WORK TO COMPLETE. Leaving the pictures out, print the lines from the first line of the listing through the line containing "wfl_lower = [0.2214, 0.2240, 0.2270, 0.2320, 0.2409]", exactly as they read, and no others.

------------------------------------------------------------------------

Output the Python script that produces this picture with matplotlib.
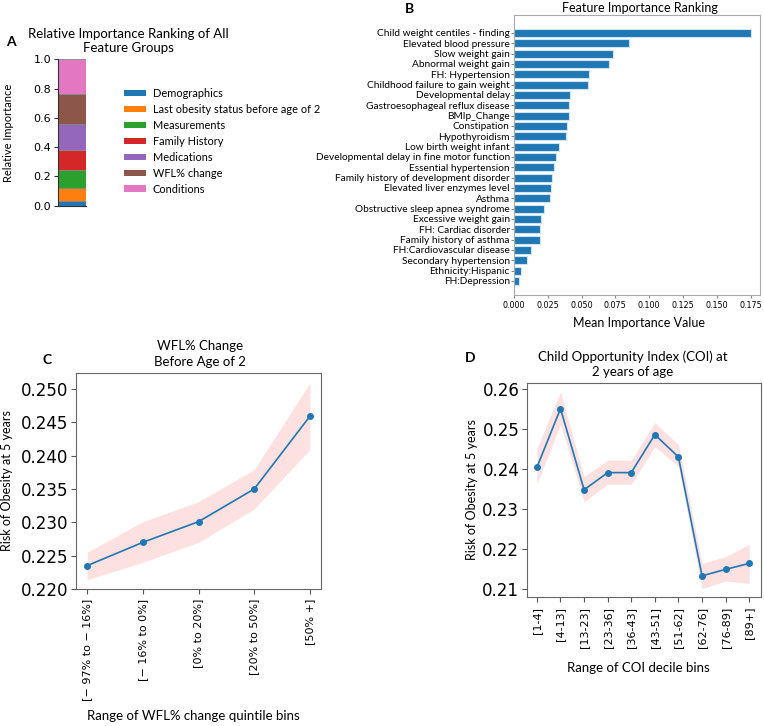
import numpy as np
import matplotlib
matplotlib.use("Agg")
import matplotlib.pyplot as plt
from matplotlib.patches import Patch

W, H = 764, 726
TXT = ["Lato", "DejaVu Sans"]
NUM = ["DejaVu Sans"]
BLUE = "#1f77b4"
BAND = "#fde0e0"

# -- Panel A: stacked relative importance ----------------------
groups = ["Demographics", "Last obesity status before age of 2", "Measurements",
          "Family History", "Medications", "WFL% change", "Conditions"]
group_share = [0.032, 0.086, 0.126, 0.136, 0.180, 0.203, 0.237]
group_colors = ["#1f77b4", "#ff7f0e", "#2ca02c", "#d62728",
                "#9467bd", "#8c564b", "#e377c2"]

# -- Panel B: feature importance --------------------------------
features = ["Child weight centiles - finding", "Elevated blood pressure",
            "Slow weight gain", "Abnormal weight gain", "FH: Hypertension",
            "Childhood failure to gain weight", "Developmental delay",
            "Gastroesophageal reflux disease", "BMIp_Change", "Constipation",
            "Hypothyroidism", "Low birth weight infant",
            "Developmental delay in fine motor function", "Essential hypertension",
            "Family history of development disorder", "Elevated liver enzymes level",
            "Asthma", "Obstructive sleep apnea syndrome", "Excessive weight gain",
            "FH: Cardiac disorder", "Family history of asthma",
            "FH:Cardiovascular disease", "Secondary hypertension",
            "Ethnicity:Hispanic", "FH:Depression"]
importance = [0.1757, 0.0850, 0.0729, 0.0704, 0.0554, 0.0551, 0.0415, 0.0408,
              0.0408, 0.0390, 0.0383, 0.0334, 0.0311, 0.0294, 0.0279, 0.0274,
              0.0264, 0.0225, 0.0200, 0.0195, 0.0193, 0.0129, 0.0094, 0.0052,
              0.0040]

# -- Panel C: WFL% change bins ----------------------------------
wfl_bins = ["[\u2212 97% to \u2212 16%]", "[\u2212 16% to 0%]", "[0% to 20%]",
            "[20% to 50%]", "[50% +]"]
wfl_risk = [0.2235, 0.2270, 0.2301, 0.2350, 0.2459]
wfl_upper = [0.2255, 0.2301, 0.2331, 0.2379, 0.2509]
wfl_lower = [0.2214, 0.2240, 0.2270, 0.2320, 0.2409]

# -- Panel D: COI bins -------------------------------------------
coi_bins = ["[1-4]", "[4-13]", "[13-23]", "[23-36]", "[36-43]", "[43-51]",
            "[51-62]", "[62-76]", "[76-89]", "[89+]"]
coi_risk = [0.2405, 0.2552, 0.2349, 0.2392, 0.2392, 0.2487, 0.2431,
            0.2134, 0.2150, 0.2165]
coi_upper = [0.2452, 0.2594, 0.2382, 0.2423, 0.2423, 0.2517, 0.2462,
             0.2165, 0.2182, 0.2213]
coi_lower = [0.2363, 0.2513, 0.2319, 0.2363, 0.2363, 0.2457, 0.2407,
             0.2102, 0.2121, 0.2115]


def px_axes(fig, left, top, right, bottom):
    return fig.add_axes([left / W, 1 - bottom / H, (right - left) / W, (bottom - top) / H])


def ftext(fig, x, y, s, **kw):
    fig.text(x / W, 1 - y / H, s, **kw)


fig = plt.figure(figsize=(W / 100, H / 100), dpi=100)

# ---------------- A ----------------
axA = px_axes(fig, 58.3, 59.3, 85.7, 205.7)
bottom = 0.0
for name, val, col in zip(groups, group_share, group_colors):
    axA.bar(0, val, bottom=bottom, width=1.0, color=col, edgecolor="#888888",
            linewidth=0.6, label=name)
    bottom += val
axA.set_xlim(-0.5, 0.5)
axA.set_ylim(0, 1.0)
axA.set_xticks([])
axA.set_yticks([0, 0.2, 0.4, 0.6, 0.8, 1.0])
axA.tick_params(axis="y", labelsize=8, length=3, color="#333333", pad=2)
for lb in axA.get_yticklabels():
    lb.set_family(NUM)
for s in ["top", "right"]:
    axA.spines[s].set_visible(False)
axA.spines["left"].set_color("#333333")
axA.spines["bottom"].set_color("#333333")
axA.set_ylabel("Relative Importance", fontsize=8, family=TXT)
axA.yaxis.set_label_coords((14 - 58.3) / 27.4, 0.5)
handles = [Patch(facecolor=c, edgecolor="none") for c in group_colors]
fig.legend(handles, groups, loc="upper left", bbox_to_anchor=(124 / W, 1 - 88 / H),
           frameon=False, borderpad=0, borderaxespad=0, labelspacing=0.45,
           handlelength=2.0, handleheight=0.55, handletextpad=0.6,
           prop={"family": TXT, "size": 7.9})
ftext(fig, 128, 41, "Relative Importance Ranking of All\nFeature Groups",
      ha="center", va="center", fontsize=9.5, family=TXT, linespacing=1.25)
ftext(fig, 6, 42, "A", ha="left", va="center", fontsize=10, fontweight="bold", family=TXT)

# ---------------- B ----------------
axB = px_axes(fig, 514, 15, 760, 295)
ypos = np.arange(len(features))[::-1]
axB.barh(ypos, importance, height=0.78, color=BLUE, edgecolor="#cfe3f3", linewidth=0.8)
axB.set_ylim(-1.36, len(features) - 1 + 1.74)
axB.set_xlim(0, 0.182)
axB.set_yticks(ypos)
axB.set_yticklabels(features, fontsize=7.3, family=TXT)
axB.set_xticks([0, 0.025, 0.05, 0.075, 0.1, 0.125, 0.15, 0.175])
axB.set_xticklabels(["0.000", "0.025", "0.050", "0.075", "0.100", "0.125", "0.150", "0.175"],
                    fontsize=5.8, family=NUM)
axB.tick_params(axis="y", length=2, pad=1, color="#888888")
axB.tick_params(axis="x", length=2, pad=2, color="#888888")
for s in axB.spines.values():
    s.set_color("#aaaaaa")
axB.set_xlabel("Mean Importance Value", fontsize=9, family=TXT)
axB.xaxis.set_label_coords(0.51, -(317 - 295) / 280)
ftext(fig, 640, 8, "Feature Importance Ranking", ha="center", va="center",
      fontsize=9, family=TXT)
ftext(fig, 410, 9, "B", ha="center", va="center", fontsize=10, fontweight="bold", family=TXT)


def risk_panel(ax, labels, risk, lo, hi):
    x = np.arange(len(labels))
    ax.fill_between(x, lo, hi, color=BAND, linewidth=0)
    ax.plot(x, risk, color=BLUE, linewidth=1.2, marker="o", markersize=4)
    ax.set_xticks(x)
    ax.set_xticklabels(labels, rotation=90, fontsize=8, family=NUM)
    ax.tick_params(axis="both", length=3.5, color="#555555")
    ax.tick_params(axis="y", labelsize=12, pad=2)
    for lb in ax.get_yticklabels():
        lb.set_family(NUM)
    for s in ax.spines.values():
        s.set_color("#666666")
    ax.set_ylabel("Risk of Obesity at 5 years", fontsize=9, family=TXT)


# ---------------- C ----------------
axC = px_axes(fig, 76, 373, 321, 589)
risk_panel(axC, wfl_bins, wfl_risk, wfl_lower, wfl_upper)
axC.set_xlim(-0.2, 4.2)
axC.set_ylim(0.220, 0.2524)
axC.set_yticks(np.arange(0.220, 0.2501, 0.005))
axC.set_yticklabels(["0.220", "0.225", "0.230", "0.235", "0.240", "0.245", "0.250"], family=NUM)
axC.yaxis.set_label_coords((13 - 76) / 245, 0.5)
axC.set_xlabel("Range of WFL% change quintile bins", fontsize=9.5, family=TXT)
axC.xaxis.set_label_coords(0.478, -(710 - 589) / 216)
ftext(fig, 200, 354, "WFL% Change\nBefore Age of 2", ha="center", va="center",
      fontsize=9.5, family=TXT, linespacing=1.35)
ftext(fig, 47, 360, "C", ha="center", va="center", fontsize=10, fontweight="bold", family=TXT)

# ---------------- D ----------------
axD = px_axes(fig, 527, 383, 761, 597)
risk_panel(axD, coi_bins, coi_risk, coi_lower, coi_upper)
axD.set_xlim(-0.42, 9.5)
axD.set_ylim(0.2081, 0.2616)
axD.set_yticks([0.21, 0.22, 0.23, 0.24, 0.25, 0.26])
axD.set_yticklabels(["0.21", "0.22", "0.23", "0.24", "0.25", "0.26"], family=NUM)
axD.yaxis.set_label_coords((478 - 527) / 234, 0.5)
axD.set_xlabel("Range of COI decile bins", fontsize=9.5, family=TXT)
axD.xaxis.set_label_coords(0.474, -(662 - 597) / 214)
ftext(fig, 633, 364, "Child Opportunity Index (COI) at\n2 years of age", ha="center",
      va="center", fontsize=9.5, family=TXT, linespacing=1.3)
ftext(fig, 470, 358, "D", ha="center", va="center", fontsize=10, fontweight="bold", family=TXT)

fig.savefig("out.png", dpi=100)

------------------------------------------------------------------------

RESPONSE TO THE TASK.
Output the Python script that produces this picture with matplotlib.
import numpy as np
import matplotlib
matplotlib.use("Agg")
import matplotlib.pyplot as plt
from matplotlib.patches import Patch

W, H = 764, 726
TXT = ["Lato", "DejaVu Sans"]
NUM = ["DejaVu Sans"]
BLUE = "#1f77b4"
BAND = "#fde0e0"

# -- Panel A: stacked relative importance ----------------------
groups = ["Demographics", "Last obesity status before age of 2", "Measurements",
          "Family History", "Medications", "WFL% change", "Conditions"]
group_share = [0.032, 0.086, 0.126, 0.136, 0.180, 0.203, 0.237]
group_colors = ["#1f77b4", "#ff7f0e", "#2ca02c", "#d62728",
                "#9467bd", "#8c564b", "#e377c2"]

# -- Panel B: feature importance --------------------------------
features = ["Child weight centiles - finding", "Elevated blood pressure",
            "Slow weight gain", "Abnormal weight gain", "FH: Hypertension",
            "Childhood failure to gain weight", "Developmental delay",
            "Gastroesophageal reflux disease", "BMIp_Change", "Constipation",
            "Hypothyroidism", "Low birth weight infant",
            "Developmental delay in fine motor function", "Essential hypertension",
            "Family history of development disorder", "Elevated liver enzymes level",
            "Asthma", "Obstructive sleep apnea syndrome", "Excessive weight gain",
            "FH: Cardiac disorder", "Family history of asthma",
            "FH:Cardiovascular disease", "Secondary hypertension",
            "Ethnicity:Hispanic", "FH:Depression"]
importance = [0.1757, 0.0850, 0.0729, 0.0704, 0.0554, 0.0551, 0.0415, 0.0408,
              0.0408, 0.0390, 0.0383, 0.0334, 0.0311, 0.0294, 0.0279, 0.0274,
              0.0264, 0.0225, 0.0200, 0.0195, 0.0193, 0.0129, 0.0094, 0.0052,
              0.0040]

# -- Panel C: WFL% change bins ----------------------------------
wfl_bins = ["[\u2212 97% to \u2212 16%]", "[\u2212 16% to 0%]", "[0% to 20%]",
            "[20% to 50%]", "[50% +]"]
wfl_risk = [0.2235, 0.2270, 0.2301, 0.2350, 0.2459]
wfl_upper = [0.2255, 0.2301, 0.2331, 0.2379, 0.2509]
wfl_lower = [0.2214, 0.2240, 0.2270, 0.2320, 0.2409]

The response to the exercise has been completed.